Il DHMS ha arruolato 28.248 partecipanti al programma Vitality con i tumori al primo stadio 1, in prevalenza tumori al seno e alla prostata, pari al 44% del totale, di cui sono stati raccolti dati sull’attività fisica condotta l’anno precedente alla diagnosi di tumore, nel periodo dal 2007 al 2022. L’intervallo tra la diagnosi iniziale e la progressione della malattia, il decesso o l’uscita dallo studio variava da 1 mese a quasi 13 anni. Nel corso dello studio il 65,5% dei partecipanti, quasi due terzi del campione totale, non ha mostrato progressione di malattia, contro una percentuale del 34,5% di casi in evoluzione; l’81% è sopravvissuto a fronte del 19% dei partecipanti morto prima della fine dello studio ed il tempo medio fino al decesso è stato di 20 mesi e di 7 mesi per la progressione di malattia. I livelli di attività fisica nell’anno precedente la diagnosi sono stati classificati come nullo in 17.457 (62% dei partecipanti); basso, se pari a 60 minuti settimanali o meno in 3722 partecipanti (13%); da moderato ad alto, uguale o superiore a 60 minuti settimanali di attività fisica in 7069 pazienti (25%).
I risultati
Dopo aver tenuto conto di fattori potenzialmente influenti, tra cui età alla diagnosi, sesso, status socioeconomico, condizioni coesistenti alla diagnosi, i tassi di progressione di malattia e morte per qualsiasi causa sono risultati più bassi in coloro fisicamente attivi nell’anno precedente la diagnosi. Mentre le probabilità di progressione della malattia erano inferiori del 16% in soggetti che avevano praticato scarsa attività fisica nell’anno precedente rispetto ai sedentari assoluti e inferiori del 27% in caso di livelli di esercizio fisico da moderati ad alti. Allo stesso modo, le probabilità di morte per qualsiasi causa erano inferiori del 33% in contesti di bassi livelli di attività fisica rispetto a persone inattive, e inferiori del 47% in caso di una pratica da moderata ad elevata.
A due anni dalla diagnosi, la probabilità di nessuna progressione di malattia è risultata del 74% tra coloro che non avevano registrato attività fisica nell’anno precedente alla diagnosi rispetto al 78% e all’80%, rispettivamente, in caso di livelli di attività fisica bassi e da moderati ad alti. Infine, sebbene le probabilità di progressione di malattia aumentassero con il passare del tempo, l’evoluzione è rimasta sensibilmente inferiore in soggetto con un certo livello di attività fisica nell’anno precedente la diagnosi.

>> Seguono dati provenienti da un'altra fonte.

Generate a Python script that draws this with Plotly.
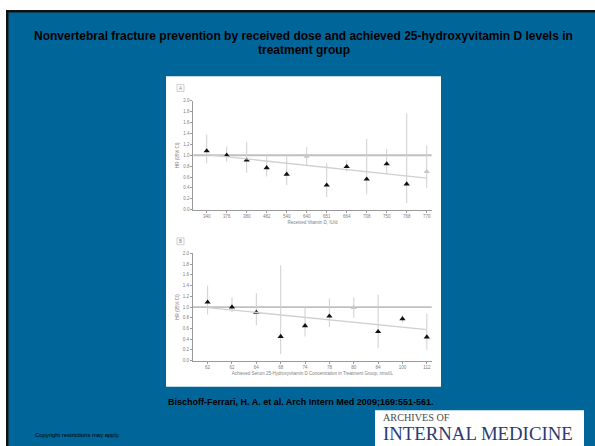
import plotly.graph_objects as go

W, H = 595, 446

# ---------------- data ----------------
dose_labels = ["340", "376", "380", "482", "540", "640", "651", "664", "708", "750", "768", "770"]
dose_hr     = [1.08, 1.00, 0.91, 0.77, 0.65, 0.98, 0.45, 0.79, 0.56, 0.84, 0.47, 0.70]
dose_lo     = [0.85, 0.88, 0.68, 0.61, 0.45, 0.82, 0.23, 0.70, 0.28, 0.67, 0.12, 0.40]
dose_hi     = [1.38, 1.16, 1.24, 1.00, 1.00, 1.15, 0.86, 0.91, 1.30, 1.12, 1.77, 1.18]
dose_grey   = [False, False, False, False, False, True, False, False, False, False, False, True]
dose_fit    = [1.01, 0.58]   # fitted line at first and last category

lvl_labels = ["62", "62", "64", "68", "74", "78", "80", "84", "100", "112"]
lvl_hr     = [1.09, 1.00, 0.90, 0.45, 0.65, 0.83, 0.99, 0.54, 0.78, 0.44]
lvl_lo     = [0.86, 0.90, 0.66, 0.12, 0.45, 0.63, 0.80, 0.23, 0.71, 0.20]
lvl_hi     = [1.40, 1.18, 1.26, 1.78, 1.00, 1.16, 1.18, 1.23, 0.84, 0.88]
lvl_grey   = [False, False, False, False, False, False, True, False, False, False]
lvl_fit    = [0.99, 0.58]

y_ticks = [0.0, 0.2, 0.4, 0.6, 0.8, 1.0, 1.2, 1.4, 1.6, 1.8, 2.0]

BLUE = "#006699"
AX = "#9a9a9a"
TXT = "#808080"
CI = "#cfcfcf"


def px(x):
    return x / W


def py(y):
    return 1 - y / H


fig = go.Figure()


def add_panel(xa, ya, labels, hr, lo, hi, grey, fit):
    idx = list(range(len(labels)))
    fig.add_trace(go.Scatter(
        x=idx, y=hr, mode="markers", xaxis=xa, yaxis=ya, showlegend=False,
        marker=dict(symbol="triangle-up", size=5.5,
                    color=["#c8c8c8" if g else "#111111" for g in grey]),
        error_y=dict(type="data", symmetric=False,
                     array=[h - v for h, v in zip(hi, hr)],
                     arrayminus=[v - l for v, l in zip(hr, lo)],
                     color=CI, thickness=1, width=0),
    ))
    fig.add_trace(go.Scatter(
        x=[idx[0], idx[-1]], y=fit, mode="lines", xaxis=xa, yaxis=ya,
        showlegend=False, line=dict(color="#d0d0d0", width=1.3),
    ))


add_panel("x", "y", dose_labels, dose_hr, dose_lo, dose_hi, dose_grey, dose_fit)
add_panel("x2", "y2", lvl_labels, lvl_hr, lvl_lo, lvl_hi, lvl_grey, lvl_fit)

tickfont = dict(family="Liberation Sans, Arial", size=4.5, color=TXT)
common_x = dict(showgrid=False, zeroline=False, showline=True, linecolor=AX,
                linewidth=1, ticks="outside", ticklen=2, tickcolor=AX,
                tickfont=tickfont, tickmode="array", fixedrange=True)
common_y = dict(showgrid=False, zeroline=False, showline=True, linecolor=AX,
                linewidth=1, ticks="outside", ticklen=2, tickcolor=AX,
                tickfont=tickfont, tickmode="array", tickvals=y_ticks,
                ticktext=[f"{t:.1f}" for t in y_ticks], range=[0, 2.0],
                title=dict(text="HR (95% CI)", font=tickfont, standoff=3),
                fixedrange=True)

fig.update_layout(
    width=W, height=H, autosize=False,
    margin=dict(l=0, r=0, t=0, b=0),
    paper_bgcolor="white", plot_bgcolor="white",
    xaxis=dict(common_x, domain=[px(193.3), px(431.7)], anchor="y",
               range=[-0.67, 11.25], tickvals=list(range(len(dose_labels))),
               ticktext=dose_labels,
               title=dict(text="Received Vitamin D, IU/d", font=tickfont, standoff=2)),
    yaxis=dict(common_y, domain=[py(210), py(100)], anchor="x"),
    xaxis2=dict(common_x, domain=[px(193.0), px(431.7)], anchor="y2",
                range=[-0.60, 9.2], tickvals=list(range(len(lvl_labels))),
                ticktext=lvl_labels,
                title=dict(text="Achieved Serum 25-Hydroxyvitamin D Concentration in Treatment Group, nmol/L",
                           font=tickfont, standoff=2)),
    yaxis2=dict(common_y, domain=[py(362.7), py(254.3)], anchor="x2"),
)

shapes = [
    # black frame line + blue slide background
    dict(type="rect", xref="paper", yref="paper", x0=px(6), x1=1.01, y0=-0.01, y1=py(8),
         fillcolor="#111111", line=dict(width=0), layer="below"),
    dict(type="rect", xref="paper", yref="paper", x0=px(8.5), x1=1.01, y0=-0.01, y1=py(10.5),
         fillcolor=BLUE, line=dict(width=0), layer="below"),
    # white figure inset
    dict(type="rect", xref="paper", yref="paper", x0=px(166), x1=px(441), y0=py(389), y1=py(75),
         fillcolor="white", line=dict(width=0), layer="below"),
    # logo box
    dict(type="rect", xref="paper", yref="paper", x0=px(375), x1=px(584), y0=-0.01, y1=py(413),
         fillcolor="white", line=dict(width=0), layer="below"),
    # reference lines at HR = 1.0
    dict(type="line", xref="x domain", yref="y", x0=0, x1=1, y0=1.0, y1=1.0,
         line=dict(color="#c0c0c0", width=1.8), layer="below"),
    dict(type="line", xref="x2 domain", yref="y2", x0=0, x1=1, y0=1.0, y1=1.0,
         line=dict(color="#c0c0c0", width=1.8), layer="below"),
    # panel letter boxes
    dict(type="rect", xref="paper", yref="paper", x0=px(177), x1=px(184), y0=py(90.5), y1=py(83.5),
         fillcolor="white", line=dict(color="#b0b0b0", width=0.6)),
    dict(type="rect", xref="paper", yref="paper", x0=px(177), x1=px(184), y0=py(245.5), y1=py(238.5),
         fillcolor="white", line=dict(color="#b0b0b0", width=0.6)),
]
fig.update_layout(shapes=shapes)

title_font = dict(family="Liberation Sans, Arial", size=12, color="black")
ann = [
    dict(text="<b>Nonvertebral fracture prevention by received dose and achieved 25-hydroxyvitamin D levels in</b>",
         x=px(303.5), y=py(34), font=title_font),
    dict(text="<b>treatment group</b>", x=px(303.5), y=py(48.5), font=title_font),
    dict(text="A", x=px(180.5), y=py(87), font=dict(family="Liberation Sans, Arial", size=4.5, color=TXT)),
    dict(text="B", x=px(180.5), y=py(242), font=dict(family="Liberation Sans, Arial", size=4.5, color=TXT)),
    dict(text="<b>Bischoff-Ferrari, H. A. et al. Arch Intern Med 2009;169:551-561.</b>",
         x=px(166), y=py(404.5), xanchor="left",
         font=dict(family="Liberation Sans, Arial", size=9, color="black")),
    dict(text="Copyright restrictions may apply.", x=px(33), y=py(437.5), xanchor="left",
         font=dict(family="Liberation Sans, Arial", size=5.9, color="black")),
    dict(text="ARCHIVES OF", x=px(381), y=py(420), xanchor="left",
         font=dict(family="Liberation Serif, Times New Roman", size=10.2, color="#4a4a4a")),
    dict(text="INTERNAL MEDICINE", x=px(381), y=py(436.5), xanchor="left",
         font=dict(family="Liberation Serif, Times New Roman", size=18.8, color="#2b3a70")),
]
for a in ann:
    a.setdefault("xanchor", "center")
    a.update(xref="paper", yref="paper", yanchor="middle", showarrow=False)
fig.update_layout(annotations=ann)

fig.write_html("out.html", config={"displayModeBar": False},
               post_script="document.body.style.margin='0';document.body.style.overflow='hidden';")
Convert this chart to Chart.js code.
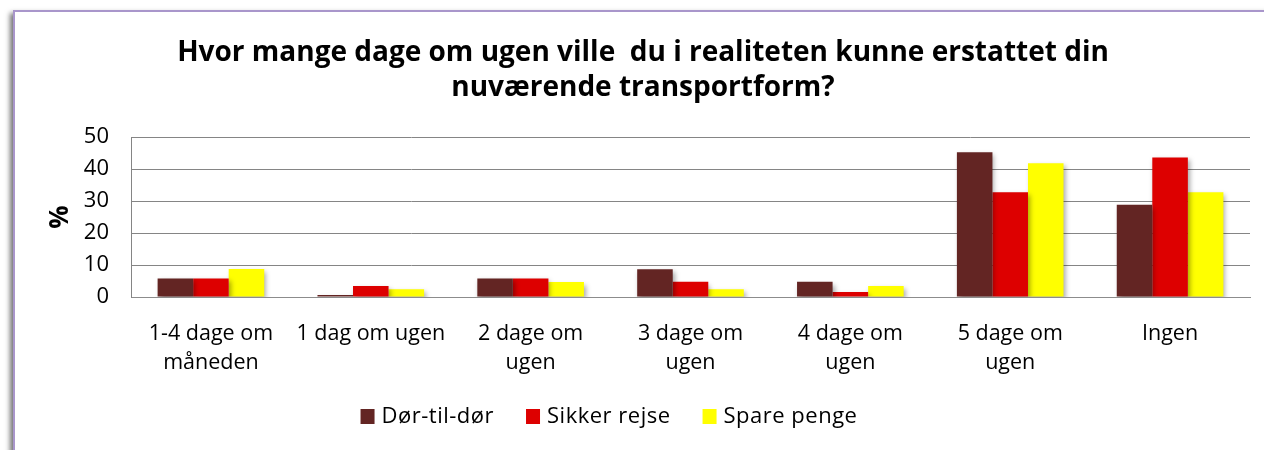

Dopo 3 anni, la probabilità di nessuna progressione della malattia era rispettivamente del 71%, 75% e 78% per livelli di attività fisica nulli, bassi e moderati o alti e a 5 anni rispettivamente del 66%, 70% e 73%. Modelli simili si sono osservati per la mortalità per tutte le cause. A due anni dalla diagnosi, la probabilità di sopravvivenza tra coloro che non avevano documentato attività fisica nell’anno precedente la diagnosi era del 91% rispetto al 94% e 95% in caso di livelli bassi e moderati o alti di pratica fisica. Mentre a 3 anni dalla diagnosi le probabilità di sopravvivenza, in maniera equivalente, erano rispettivamente dell’88%, 92% e 94% e dell’84%, 90% e 91% a 5 anni.
Gli effetti sull’immunità
Trattandosi di uno studio osservazionale, non è possibile stabilire una relazione di causa-effetto, né spiegare l’impatto di altri fattori potenzialmente influenti, come il fumo e il consumo di alcol, né motivare l’influenza del peso (Bmi) per dati incompleti. Tuttavia è possibile ipotizzare che l’attività fisica contribuisca a rafforzare l’immunità aumentando il numero di cellule natural killer, linfociti, neutrofili ed eosinofili, impattando di conseguenza sulla riduzione del rischio di progressione dei tumori sensibili agli ormoni, come i tumori al seno e alla prostata, regolando estrogeni e testosterone.
I dati dello studio suggeriscono dunque che l’attività fisica apporta benefici sostanziali in termini di progressione e mortalità complessiva in presenza di una diagnosi di cancro, qualificandosi come strumento efficace nella prevenzione e gestione della patologia oncologica.